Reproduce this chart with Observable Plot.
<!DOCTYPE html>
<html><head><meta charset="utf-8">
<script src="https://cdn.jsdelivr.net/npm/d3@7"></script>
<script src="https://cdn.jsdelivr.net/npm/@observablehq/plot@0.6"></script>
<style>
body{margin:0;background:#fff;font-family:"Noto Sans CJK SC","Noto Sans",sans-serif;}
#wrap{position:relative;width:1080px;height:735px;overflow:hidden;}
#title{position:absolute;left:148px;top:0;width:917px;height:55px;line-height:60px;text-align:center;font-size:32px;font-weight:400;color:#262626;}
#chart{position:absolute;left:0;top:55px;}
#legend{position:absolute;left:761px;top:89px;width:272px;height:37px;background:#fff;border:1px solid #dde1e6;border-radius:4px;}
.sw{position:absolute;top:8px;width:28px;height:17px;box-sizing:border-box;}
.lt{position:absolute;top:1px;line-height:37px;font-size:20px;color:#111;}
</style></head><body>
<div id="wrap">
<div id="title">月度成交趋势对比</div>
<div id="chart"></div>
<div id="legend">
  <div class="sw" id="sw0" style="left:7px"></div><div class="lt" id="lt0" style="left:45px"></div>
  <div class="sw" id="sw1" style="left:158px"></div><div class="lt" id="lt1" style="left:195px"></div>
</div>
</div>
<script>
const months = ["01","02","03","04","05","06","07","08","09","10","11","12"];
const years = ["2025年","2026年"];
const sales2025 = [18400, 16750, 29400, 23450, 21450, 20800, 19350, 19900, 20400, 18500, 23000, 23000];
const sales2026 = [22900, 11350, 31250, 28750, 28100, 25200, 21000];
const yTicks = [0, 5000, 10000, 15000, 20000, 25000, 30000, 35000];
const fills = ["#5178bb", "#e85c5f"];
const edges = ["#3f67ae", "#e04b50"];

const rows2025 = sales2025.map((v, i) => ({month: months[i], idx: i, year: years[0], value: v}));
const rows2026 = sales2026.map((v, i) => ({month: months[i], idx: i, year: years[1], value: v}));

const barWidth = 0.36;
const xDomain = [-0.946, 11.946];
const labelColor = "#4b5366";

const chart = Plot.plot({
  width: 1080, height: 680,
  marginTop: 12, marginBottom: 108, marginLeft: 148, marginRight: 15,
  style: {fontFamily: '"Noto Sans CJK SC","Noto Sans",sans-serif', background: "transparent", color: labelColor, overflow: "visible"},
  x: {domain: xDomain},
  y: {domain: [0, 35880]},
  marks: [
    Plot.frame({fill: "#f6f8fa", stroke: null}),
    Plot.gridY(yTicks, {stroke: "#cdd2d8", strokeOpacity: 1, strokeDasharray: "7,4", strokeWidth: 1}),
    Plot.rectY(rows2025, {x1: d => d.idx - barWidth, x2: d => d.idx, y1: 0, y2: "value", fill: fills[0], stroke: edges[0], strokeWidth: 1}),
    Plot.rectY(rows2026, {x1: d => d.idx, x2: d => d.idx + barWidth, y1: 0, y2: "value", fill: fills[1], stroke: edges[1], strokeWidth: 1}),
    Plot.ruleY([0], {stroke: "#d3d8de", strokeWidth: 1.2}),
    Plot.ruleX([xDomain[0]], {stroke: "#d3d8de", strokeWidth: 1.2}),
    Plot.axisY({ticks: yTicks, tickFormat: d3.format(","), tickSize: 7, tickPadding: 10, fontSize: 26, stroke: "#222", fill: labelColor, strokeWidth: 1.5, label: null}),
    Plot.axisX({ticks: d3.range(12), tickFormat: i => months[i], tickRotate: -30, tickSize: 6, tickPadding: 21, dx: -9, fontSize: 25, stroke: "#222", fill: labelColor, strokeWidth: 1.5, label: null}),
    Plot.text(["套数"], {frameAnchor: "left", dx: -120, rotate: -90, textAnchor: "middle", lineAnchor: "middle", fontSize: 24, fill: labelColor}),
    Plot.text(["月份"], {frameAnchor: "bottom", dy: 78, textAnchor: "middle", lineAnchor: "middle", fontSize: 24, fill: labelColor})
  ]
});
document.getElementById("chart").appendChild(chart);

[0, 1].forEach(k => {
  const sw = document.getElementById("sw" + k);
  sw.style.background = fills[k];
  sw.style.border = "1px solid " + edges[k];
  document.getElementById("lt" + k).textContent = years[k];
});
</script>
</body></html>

● ● ● ● ● ● ●

> _Exercise aim_
Output all of the data again, exactly.

> _Response below_
Reproduce this chart with Observable Plot.
<!DOCTYPE html>
<html><head><meta charset="utf-8">
<script src="https://cdn.jsdelivr.net/npm/d3@7"></script>
<script src="https://cdn.jsdelivr.net/npm/@observablehq/plot@0.6"></script>
<style>
body{margin:0;background:#fff;font-family:"Noto Sans CJK SC","Noto Sans",sans-serif;}
#wrap{position:relative;width:1080px;height:735px;overflow:hidden;}
#title{position:absolute;left:148px;top:0;width:917px;height:55px;line-height:60px;text-align:center;font-size:32px;font-weight:400;color:#262626;}
#chart{position:absolute;left:0;top:55px;}
#legend{position:absolute;left:761px;top:89px;width:272px;height:37px;background:#fff;border:1px solid #dde1e6;border-radius:4px;}
.sw{position:absolute;top:8px;width:28px;height:17px;box-sizing:border-box;}
.lt{position:absolute;top:1px;line-height:37px;font-size:20px;color:#111;}
</style></head><body>
<div id="wrap">
<div id="title">月度成交趋势对比</div>
<div id="chart"></div>
<div id="legend">
  <div class="sw" id="sw0" style="left:7px"></div><div class="lt" id="lt0" style="left:45px"></div>
  <div class="sw" id="sw1" style="left:158px"></div><div class="lt" id="lt1" style="left:195px"></div>
</div>
</div>
<script>
const months = ["01","02","03","04","05","06","07","08","09","10","11","12"];
const years = ["2025年","2026年"];
const sales2025 = [18400, 16750, 29400, 23450, 21450, 20800, 19350, 19900, 20400, 18500, 23000, 23000];
const sales2026 = [22900, 11350, 31250, 28750, 28100, 25200, 21000];
const yTicks = [0, 5000, 10000, 15000, 20000, 25000, 30000, 35000];
const fills = ["#5178bb", "#e85c5f"];
const edges = ["#3f67ae", "#e04b50"];

const rows2025 = sales2025.map((v, i) => ({month: months[i], idx: i, year: years[0], value: v}));
const rows2026 = sales2026.map((v, i) => ({month: months[i], idx: i, year: years[1], value: v}));

const barWidth = 0.36;
const xDomain = [-0.946, 11.946];
const labelColor = "#4b5366";

const chart = Plot.plot({
  width: 1080, height: 680,
  marginTop: 12, marginBottom: 108, marginLeft: 148, marginRight: 15,
  style: {fontFamily: '"Noto Sans CJK SC","Noto Sans",sans-serif', background: "transparent", color: labelColor, overflow: "visible"},
  x: {domain: xDomain},
  y: {domain: [0, 35880]},
  marks: [
    Plot.frame({fill: "#f6f8fa", stroke: null}),
    Plot.gridY(yTicks, {stroke: "#cdd2d8", strokeOpacity: 1, strokeDasharray: "7,4", strokeWidth: 1}),
    Plot.rectY(rows2025, {x1: d => d.idx - barWidth, x2: d => d.idx, y1: 0, y2: "value", fill: fills[0], stroke: edges[0], strokeWidth: 1}),
    Plot.rectY(rows2026, {x1: d => d.idx, x2: d => d.idx + barWidth, y1: 0, y2: "value", fill: fills[1], stroke: edges[1], strokeWidth: 1}),
    Plot.ruleY([0], {stroke: "#d3d8de", strokeWidth: 1.2}),
    Plot.ruleX([xDomain[0]], {stroke: "#d3d8de", strokeWidth: 1.2}),
    Plot.axisY({ticks: yTicks, tickFormat: d3.format(","), tickSize: 7, tickPadding: 10, fontSize: 26, stroke: "#222", fill: labelColor, strokeWidth: 1.5, label: null}),
    Plot.axisX({ticks: d3.range(12), tickFormat: i => months[i], tickRotate: -30, tickSize: 6, tickPadding: 21, dx: -9, fontSize: 25, stroke: "#222", fill: labelColor, strokeWidth: 1.5, label: null}),
    Plot.text(["套数"], {frameAnchor: "left", dx: -120, rotate: -90, textAnchor: "middle", lineAnchor: "middle", fontSize: 24, fill: labelColor}),
    Plot.text(["月份"], {frameAnchor: "bottom", dy: 78, textAnchor: "middle", lineAnchor: "middle", fontSize: 24, fill: labelColor})
  ]
});
document.getElementById("chart").appendChild(chart);

[0, 1].forEach(k => {
  const sw = document.getElementById("sw" + k);
  sw.style.background = fills[k];
  sw.style.border = "1px solid " + edges[k];
  document.getElementById("lt" + k).textContent = years[k];
});
</script>
</body></html>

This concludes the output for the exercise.